Manufacturing Techniques and Innovations
The production of impact-resistant polymer composites has seen significant innovations in manufacturing techniques. Advanced methods like injection molding, compression molding, and resin transfer molding have evolved to accommodate the integration of various reinforcing materials. Furthermore, the emergence of additive manufacturing, commonly known as 3D printing, has revolutionized the production of complex composite structures. By precisely controlling the deposition of materials layer by layer, 3D printing enables the creation of lightweight yet highly durable polymer composites with customized geometries. This level of customization is crucial for applications requiring tailored impact resistance profiles, such as aerospace components and sports equipment.
Applications of Impact-Resistant Polymer Composites
Impact-resistant polymer composites are widely used across multiple industries. In the automotive sector, they are employed to manufacture lightweight yet robust body panels, bumpers, and interior components that enhance fuel efficiency and passenger safety. The aerospace industry relies on these composites for structural components that must endure extreme forces and temperatures while remaining lightweight. In consumer electronics, impact-resistant polymers protect devices from drops and impacts, ensuring longevity and reliability. Moreover, protective equipment such as helmets, body armor, and athletic gear benefit from these composites, providing enhanced safety and performance. The broad application scope underscores the importance of continuous innovation in this area.

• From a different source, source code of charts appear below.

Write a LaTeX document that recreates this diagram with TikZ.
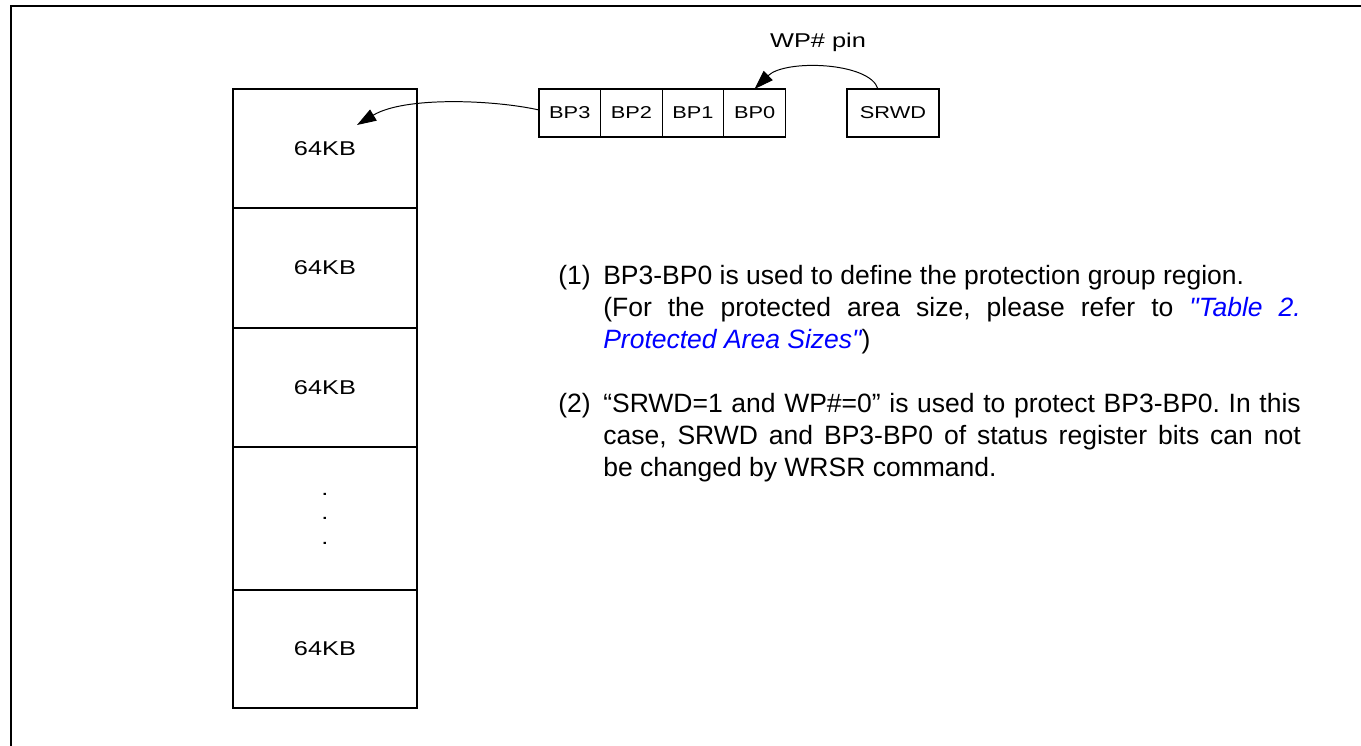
\documentclass[tikz,border=0pt]{standalone}
\usepackage{fontspec}
\setmainfont{Liberation Sans}
\newfontfamily\diagfont[FakeStretch=1.27]{Liberation Sans}
\font\linkfnt="Liberation Sans/I" at 18.85pt
\usetikzlibrary{arrows.meta,positioning}
\usepackage{xcolor}
\definecolor{linkblue}{HTML}{0000FF}
\newcommand{\tablelink}[1]{{\color{linkblue}\linkfnt #1}}

\begin{document}
\begin{tikzpicture}[
  every node/.style={font=\diagfont\fontsize{14.2}{17.4}\selectfont},
  cell/.style  ={draw, line width=0.9pt, minimum width=4.6cm,
                 inner sep=0pt, outer sep=0pt},
  bitbox/.style={draw, line width=0.9pt, minimum width=1.54cm,
                 minimum height=1.2cm, inner sep=0pt, outer sep=0pt,
                 font=\diagfont\fontsize{12.2}{14}\selectfont},
  note/.style  ={anchor=north west, inner sep=0pt, text width=18.5625cm,
                 font=\fontsize{18.85}{22.76}\selectfont},
  arr/.style={-{Triangle[length=0.48cm,width=0.32cm]}, line width=0.7pt}
]
\useasboundingbox (0,0) rectangle (34.025,-18.65);

%% ─── frame ────────────────────────────────────────────────────────────────
\draw[line width=1.4pt] (34.025,-0.15) -- (0.275,-0.15) -- (0.275,-18.65);

%% ─── memory blocks ────────────────────────────────────────────────────────
\node[cell, minimum height=2.975cm, anchor=north west] (mem1) at (5.825,-2.225) {64KB};
\node[cell, minimum height=3.0cm,   below=0pt of mem1] (mem2) {64KB};
\node[cell, minimum height=2.975cm, below=0pt of mem2] (mem3) {64KB};
\node[cell, minimum height=3.575cm, below=0pt of mem3, align=center] (mem4) {.\\.\\.};
\node[cell, minimum height=2.95cm,  below=0pt of mem4] (mem5) {64KB};
\coordinate (memtip) at (8.925,-3.125);

%% ─── status register bits ─────────────────────────────────────────────────
\node[bitbox, anchor=north west] (bp3) at (13.475,-2.225) {BP3};
\node[bitbox, right=0pt of bp3] (bp2) {BP2};
\node[bitbox, right=0pt of bp2] (bp1) {BP1};
\node[bitbox, right=0pt of bp1] (bp0) {BP0};
\node[bitbox, minimum width=2.3cm, right=1.54cm of bp0] (srwd) {SRWD};
\node[anchor=base] (wppin) at (20.45,-1.2) {WP\# pin};

\draw[arr] ([xshift=-0.375cm]srwd.north) .. controls (21.75,-1.55) and (19.625,-1.475) .. (bp0.north);
\draw[arr] ([yshift=0.075cm]bp3.west) .. controls (12.375,-2.5) and (10.125,-2.4) .. (memtip);

%% ─── notes ────────────────────────────────────────────────────────────────
\node[note] (notes) at (13.95,-6.6175) {%
  \frenchspacing\hyphenpenalty=10000\exhyphenpenalty=10000\tolerance=9999
  \leftskip=0pt\rightskip=0pt\parfillskip=0pt plus 1fil\parskip=0pt
  \spaceskip=0.278em plus 0.5em minus 0em
  \hangindent=1.125cm\hangafter=1\noindent\makebox[1.125cm][l]{(1)}BP3-BP0 is used to define the protection group region.\newline
  (For the protected area size, please refer to \tablelink{"Table 2. Protected Area Sizes"})\par
  \vskip 22.76pt
  \hangindent=1.125cm\hangafter=1\noindent\makebox[1.125cm][l]{(2)}“SRWD=1 and WP\#=0” is used to protect BP3-BP0. In this case, SRWD and BP3-BP0 of status register bits can not be changed by WRSR command.\par};

\end{tikzpicture}
\end{document}
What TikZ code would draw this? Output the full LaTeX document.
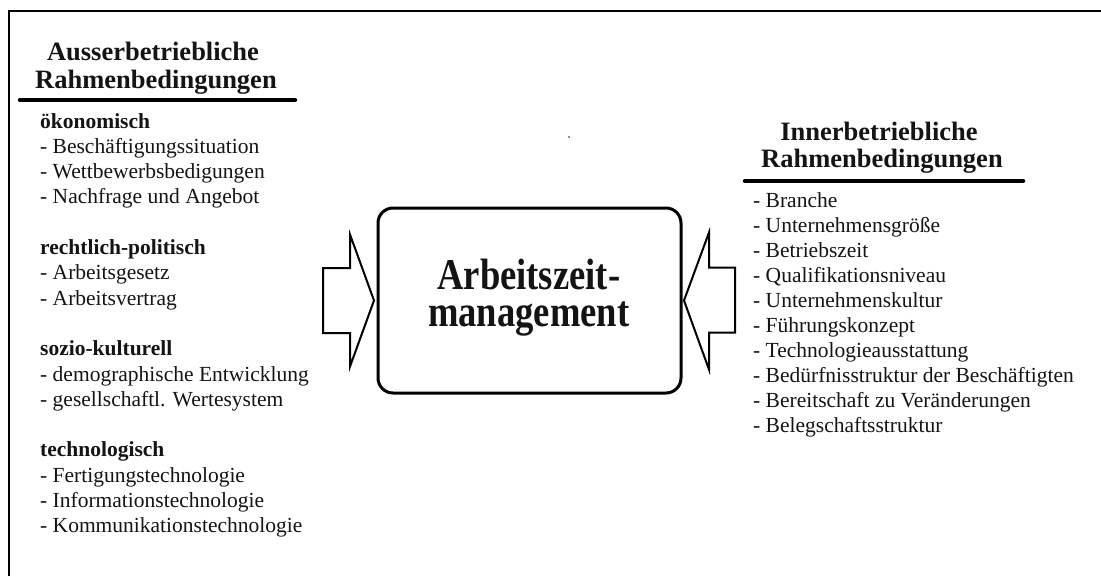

Challenges and Future Directions
Despite the significant advancements, the development of impact-resistant polymer composites faces several challenges. Achieving uniform dispersion of nanoparticles within the polymer matrix remains a complex task, often requiring sophisticated techniques and equipment. Additionally, the durability of bio-based fibers in harsh conditions and their compatibility with various polymers need further exploration. Addressing these challenges requires ongoing research and collaboration among material scientists, engineers, and industry stakeholders. The future of impact-resistant polymer composites lies in developing multifunctional materials that combine impact resistance with other desirable properties, such as flame retardancy, electrical conductivity, and UV resistance.
Conclusion
The quest for impact-resistant polymer composites continues to drive innovation in the polymer industry. By integrating advanced materials like nanomaterials and bio-based fibers and leveraging cutting-edge manufacturing techniques such as 3D printing, researchers and manufacturers are developing composites with superior performance. These materials play a critical role in various applications, from enhancing vehicle safety and efficiency to protecting electronic devices and ensuring the durability of sporting equipment. Although challenges remain, the trajectory of research and development in this field is promising. Continued advancements will not only push the boundaries of what these materials can achieve but also contribute to a more sustainable and resilient future.